With the recent explosion of ESG investing, RDR is playing an essential role in defining both the “social” and “governance” aspects of this term, as encapsulated more specifically in the digital rights risks companies pose for investors. As members of the investor community have increasingly embraced both ESG and investor activism, many have recognized the utility of independent human rights benchmarks, as opposed to risk ratings, and have turned to RDR’s data and analysis to support their company engagement and shareholder advocacy. In doing so, they have successfully wielded our data to push companies to address human rights issues through influential shareholder resolutions.
Last year we helped craft a shareholder proposal at Meta calling for human rights impact assessments of its targeted-advertising business model, which became one of the most successful in Meta history; and another shareholder proposal at Alphabet (Google) helped inform the company’s decision to terminate its FLoC targeted-advertising project. And this year, we worked alongside our allies to develop the first-ever proposal on transparency reporting to be filed at Amazon — and likely at any e-commerce company.

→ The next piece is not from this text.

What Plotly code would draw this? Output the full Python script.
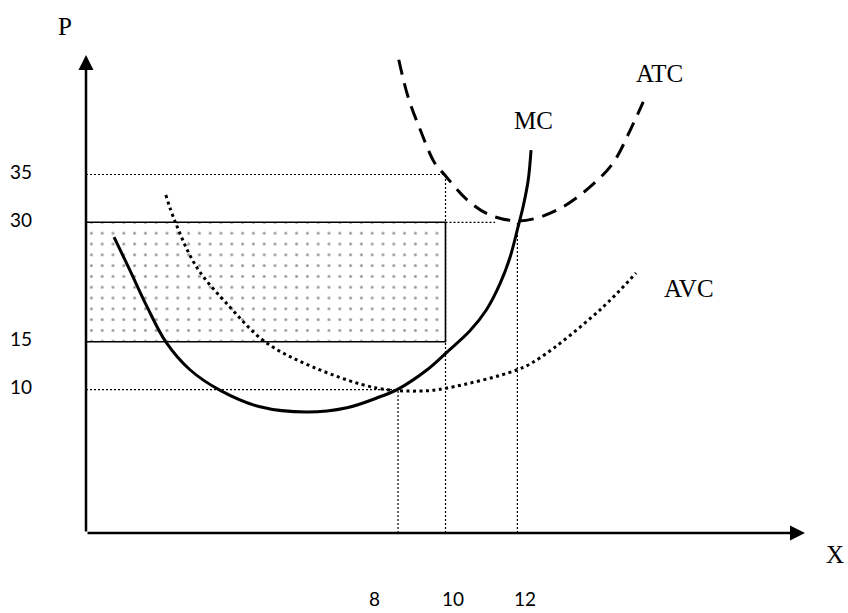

Capitalizing on the success of our work with investors and their readiness to use our data for finance-focused advocacy strategies, in the coming years, RDR will also work hard to link impact investors to our global partners to ensure that digital rights expand in the majority world.
We’re proud of the strong influence Ranking Digital Rights has had over the past 10 years. Yet we believe in the necessity of further democratizing access to our standards and creating more entry points for people to use our data as we move forward. As we’ve matured as an organization, we’ve wrestled with what media studies professor Lauren Kogen has referred to as the “RDR Paradox”: Our thousands of data points can be used to tell endless stories on tech policy and its effects, but many in the field do not feel they have the tools to analyze such granular data. We’re fully committed to better understanding, and contributing to designing, the future of the tech accountability movement — our Research Lab is one of several ways we’re committed to doing that, along with growing our investor and civil society partnership work.
It’s now been a decade of RDR. For the next ten years and beyond, we will be working with an eye to the future of the entire field of corporate accountability, to which we at RDR have fully and wholeheartedly committed ourselves.